These Seattle transplants shacked up in the Bayou St. John neighborhood and turned into New Orleans music fanboys. Warm soul now punctuates the garage rock trio's approach to classical pop - all the fuzzy melodies and psychedelic hooks of the Kinks and Zombies for punk-rockers. (Alex Woodward)

Theresa Andersson - "Birds Fly Away"

Swedish-born songstress Andersson metamorphosed on 2008's Hummingbird, Go! (Basin Street) from roots-rocking fiddler to wings-spreading pop seraph. "Birds Fly Away" shows off her proficiency with recording pedals, layering handclaps, girl-group harmonies and drums, and pizzicato plucking - all played and looped by Andersson. (Noah Bonaparte Pais)

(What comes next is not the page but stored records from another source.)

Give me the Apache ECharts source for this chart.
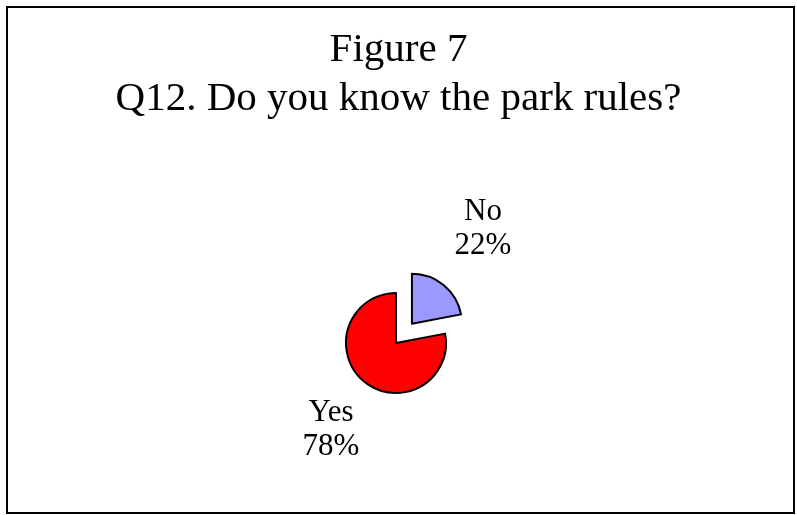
<!DOCTYPE html>
<html>
<head>
<meta charset="utf-8">
<script src="https://cdn.jsdelivr.net/npm/echarts@6/dist/echarts.min.js"></script>
<style>html,body{margin:0;padding:0;background:#fff}#c{width:797px;height:515px}</style>
</head>
<body>
<div id="c"></div>
<script>
var titleLines = ['Figure 7', 'Q12. Do you know the park rules?'];
var categories = ['No', 'Yes'];
var values = [22, 78];
var colors = ['#9999FF', '#FF0000'];

var labelPos = {No: [483, 229], Yes: [331, 430]};

var pieCommon = {
  type: 'pie',
  center: [396, 343],
  radius: 50,
  startAngle: 90,
  clockwise: true,
  emphasis: {disabled: true}
};

var chart = echarts.init(document.getElementById('c'), null, {renderer: 'canvas'});
chart.setOption({
  animation: false,
  backgroundColor: '#fff',
  title: {
    text: titleLines.join('\n'),
    left: 'center',
    top: 21,
    textStyle: {fontFamily: 'Liberation Serif', fontSize: 41, fontWeight: 'normal', color: '#000', lineHeight: 49}
  },
  graphic: [{
    type: 'rect',
    shape: {x: 7, y: 7, width: 787, height: 506},
    style: {fill: 'none', stroke: '#000', lineWidth: 2},
    silent: true
  }],
  series: [
    Object.assign({}, pieCommon, {
      selectedMode: 'single',
      selectedOffset: 25,
      itemStyle: {borderColor: '#000', borderWidth: 2},
      label: {show: false},
      labelLine: {show: false},
      data: categories.map(function (c, i) {
        return {name: c, value: values[i], selected: c === 'No', itemStyle: {color: colors[i]}};
      })
    }),
    Object.assign({}, pieCommon, {
      silent: true,
      selectedMode: false,
      itemStyle: {color: 'rgba(0,0,0,0)', borderWidth: 0},
      label: {
        show: true,
        formatter: '{b}\n{d}%',
        fontFamily: 'Liberation Serif',
        fontSize: 31,
        lineHeight: 34,
        color: '#000',
        align: 'center'
      },
      labelLine: {show: false},
      labelLayout: function (p) {
        var pos = labelPos[categories[p.dataIndex]];
        return {x: pos[0], y: pos[1], align: 'center', verticalAlign: 'middle'};
      },
      data: categories.map(function (c, i) {
        return {name: c, value: values[i]};
      })
    })
  ]
});
</script>
</body>
</html>
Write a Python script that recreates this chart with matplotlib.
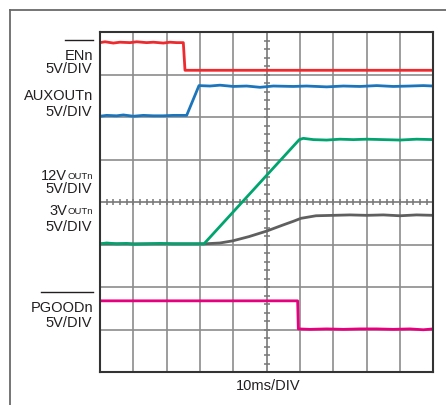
import matplotlib
matplotlib.use("Agg")
import matplotlib.pyplot as plt
from matplotlib.lines import Line2D
from matplotlib.font_manager import FontProperties
from matplotlib.textpath import TextPath
import numpy as np

plt.rcParams['font.family'] = ['Liberation Sans', 'DejaVu Sans']

# scope traces, in divisions (x: 10 div, y: 8 div from bottom)
t_en = [0, 0.15, 0.4, 0.6, 0.9, 1.1, 1.4, 1.6, 1.9, 2.1, 2.3, 2.50, 2.55, 3.0, 10]
v_en = [7.75, 7.77, 7.74, 7.76, 7.75, 7.77, 7.75, 7.76, 7.74, 7.76, 7.75, 7.75, 7.10, 7.10, 7.10]

t_aux = [0, 0.2, 0.5, 0.7, 1.0, 1.3, 1.6, 1.9, 2.2, 2.6, 2.97, 3.3, 3.6, 4.0, 4.4,
         4.8, 5.2, 5.8, 6.2, 6.8, 7.3, 7.8, 8.3, 8.8, 9.3, 9.7, 10]
v_aux = [6.02, 6.04, 6.03, 6.05, 6.02, 6.04, 6.03, 6.03, 6.04, 6.04, 6.74, 6.73, 6.75,
         6.72, 6.73, 6.70, 6.73, 6.72, 6.73, 6.71, 6.73, 6.72, 6.74, 6.72, 6.73, 6.74, 6.73]

t_12v = [0, 0.2, 0.5, 0.8, 1.0, 1.4, 1.8, 2.2, 2.6, 3.0, 3.12, 5.98, 6.1, 6.4, 6.8,
         7.2, 7.6, 8.0, 8.5, 9.0, 9.5, 10]
v_12v = [3.02, 3.04, 3.02, 3.03, 3.01, 3.02, 3.03, 3.02, 3.02, 3.02, 3.02, 5.47, 5.50,
         5.47, 5.46, 5.48, 5.47, 5.48, 5.47, 5.46, 5.48, 5.47]

t_3v = [0, 1, 2, 3.12, 3.6, 3.98, 4.47, 5.0, 5.48, 5.8, 6.03, 6.48, 7.0, 7.5, 8.0,
        8.5, 9.0, 9.5, 10]
v_3v = [3.02, 3.02, 3.02, 3.02, 3.04, 3.09, 3.19, 3.32, 3.46, 3.55, 3.62, 3.68, 3.69,
        3.70, 3.69, 3.70, 3.68, 3.70, 3.69]

t_pg = [0, 5.93, 5.95, 6.3, 6.8, 7.3, 7.8, 8.3, 8.8, 9.3, 9.7, 10]
v_pg = [1.68, 1.68, 1.02, 1.01, 1.02, 1.01, 1.02, 1.02, 1.01, 1.02, 1.00, 1.02]

# channel labels: (main text, subscript, overline skip prefix or None, baseline px)
labels = [
    ('ENn', '', '', 60),
    ('5V/DIV', '', None, 73),
    ('AUXOUTn', '', None, 99.5),
    ('5V/DIV', '', None, 116),
    ('12V', 'OUTn', None, 180),
    ('5V/DIV', '', None, 193.5),
    ('3V', 'OUTn', None, 215.5),
    ('5V/DIV', '', None, 231),
    ('PGOODn', '', 'P', 312.5),
    ('5V/DIV', '', None, 327.5),
]

W, H = 446, 406
FS = 10.5
FS_SUB = 6.8
INK = '#231f20'
FP = FontProperties(family='Liberation Sans')


def text_px(s, size):
    # ink extent of a string in pixels at 100 dpi
    ext = TextPath((0, 0), s, size=size, prop=FP).get_extents()
    return ext.x0 * 100 / 72, ext.x1 * 100 / 72


fig = plt.figure(figsize=(W / 100, H / 100), dpi=100)
ax = fig.add_axes([100 / W, 1 - 373.3 / H, 333.3 / W, 340.3 / H])

ax.set_xlim(0, 10)
ax.set_ylim(0, 8)
ax.set_xticks(np.arange(0, 11, 1))
ax.set_yticks(np.arange(0, 9, 1))
ax.tick_params(length=0, labelbottom=False, labelleft=False)
ax.grid(True, color='#8c8c8c', linewidth=1.2)
for s in ax.spines.values():
    s.set_color('#333333')
    s.set_linewidth(1.5)

# center graticule with minor divisions
ax.axvline(5, color='#8c8c8c', linewidth=1.2)
ax.axhline(4, color='#8c8c8c', linewidth=1.2)
minor_x = np.arange(0, 10.01, 0.2)
minor_y = np.arange(0, 8.01, 0.2)
ax.plot(minor_x, np.full_like(minor_x, 4), '|', color='#777777', ms=5, mew=1.1, clip_on=False)
ax.plot(np.full_like(minor_y, 5), minor_y, '_', color='#777777', ms=5, mew=1.1, clip_on=False)

lw = 2.0
ax.plot(t_3v, v_3v, color='#5f5f5f', lw=lw, solid_joinstyle='round')
ax.plot(t_12v, v_12v, color='#00a46e', lw=lw, solid_joinstyle='round')
ax.plot(t_aux, v_aux, color='#1b75bc', lw=lw, solid_joinstyle='round')
ax.plot(t_en, v_en, color='#ee2a2e', lw=lw, solid_joinstyle='round')
ax.plot(t_pg, v_pg, color='#e6007e', lw=lw, solid_joinstyle='round')

# labels are laid out left-to-right from a computed start so the right edge lands at x=92
x_right = 92
for main, sub, skip, yb in labels:
    m0, m1 = text_px(main, FS)
    s0, s1 = text_px(sub, FS_SUB) if sub else (0, 0)
    total = m1 + (s1 + 0.5 if sub else 0)
    x0 = x_right - total
    fig.text(x0 / W, 1 - yb / H, main, ha='left', va='baseline', fontsize=FS,
             color=INK)
    if sub:
        fig.text((x0 + m1 + 0.5) / W, 1 - (yb - 1) / H, sub, ha='left',
                 va='baseline', fontsize=FS_SUB, color=INK)
    if skip is not None:
        xb = x0 + (text_px(skip, FS)[1] + 1 if skip else m0 - 0.5)
        ybar = yb - 19.5
        fig.add_artist(Line2D([xb / W, (x0 + m1 + 0.5) / W],
                              [1 - ybar / H, 1 - ybar / H], color=INK, lw=1.0))

fig.text(268 / W, 1 - 390 / H, '10ms/DIV', ha='center', va='baseline', fontsize=FS,
         color=INK)

# outer panel border (top and left)
fig.add_artist(Line2D([10 / W, 1], [1 - 11 / H, 1 - 11 / H], color='#6a6a6a', lw=1.3))
fig.add_artist(Line2D([10 / W, 10 / W], [0, 1 - 11 / H], color='#6a6a6a', lw=1.3))

fig.savefig('out.png', dpi=100)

Thou - "The Song of Illuminate Darkness"

This is the shift from the southern sludge of the likes of Down and Eyehategod. Thou revels in Black Sabbath worship and doom-like drone, preaching from the pits of the bayou. Sharing thrones in both Baton Rouge and New Orleans, the band rules a demon world of crushing, low-end obliteration and endless riff dirges. (Alex Woodward)

Why Are We Building Such a Big Ship? - "No Blood, No Blooms"

Big Ship performs the songs for when the music stops. It's apocalyptic folk, the stuff you'd expect the Bywater septet - all brass, banjos, accordions, and other miscellany — to glean from rotten streets and the gloom of lifeless neighborhoods, capturing a decayed city better than any post-Katrina bluesman. (Alex Woodward)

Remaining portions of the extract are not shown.